Liam’s barrister David Rofe said his client was exposed to drugs while relatively young, first using cannabis and later methamphetamines when he was 16.

He said there had been a lessening of drug use from about the age of 19, but when Liam and Luke’s mother died, he used MDMA and alcohol for days afterwards in the lead-up to the fire.

He said his client had ADHD, Tourette Syndrome, Major Depressive Disorder and Substance Abuse Disorder.

Mr Rofe said the fire lighting was “out of character” for Liam and that changes he had made in the four years since the fire meant he had “good prospects of rehabilitation”.

Mr Rofe urged the judge to sentence Liam to a long community corrections order, with a large amount of community work.

Destroyed: This Olympic Ave home had to be demolished after a fire that was deliberately lit. Photo by Megan Fisher

Luke’s barrister Daniel McGlone told the court the Brown brothers had been drinking from the Friday afternoon when their mother’s body was removed from her house, through to Sunday when the fire was lit.

He said the Browns were “friends” with the two men in the house.
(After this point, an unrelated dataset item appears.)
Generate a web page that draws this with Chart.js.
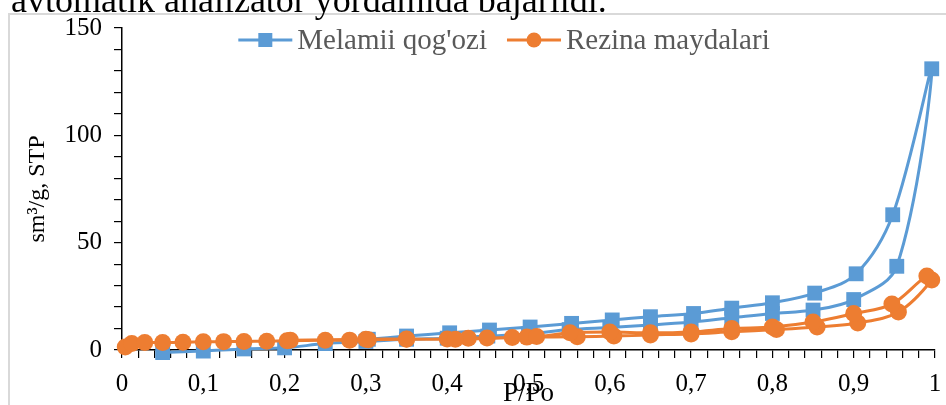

He said Luke went to the Olympic Ave house because he was “trying to keep an eye on his brother” and they were “trying to deal with the loss of their mother”.

Mr McGlone also asked for a community corrections order for his client.

The prosecutor, however, said she didn’t “understand the link between the grieving process and setting alight someone’s house”.

Ms Duckett said the prospects of rehabilitation of both men “relied on their ability to remain free of substance abuse” and asked that Liam be sentenced to prison and said Luke could receive a sentence that combined prison and a community corrections order.

“These people were asleep in a house. They had to wake up and run out the back door,” she said.

The matter will come back to court in about 10 weeks.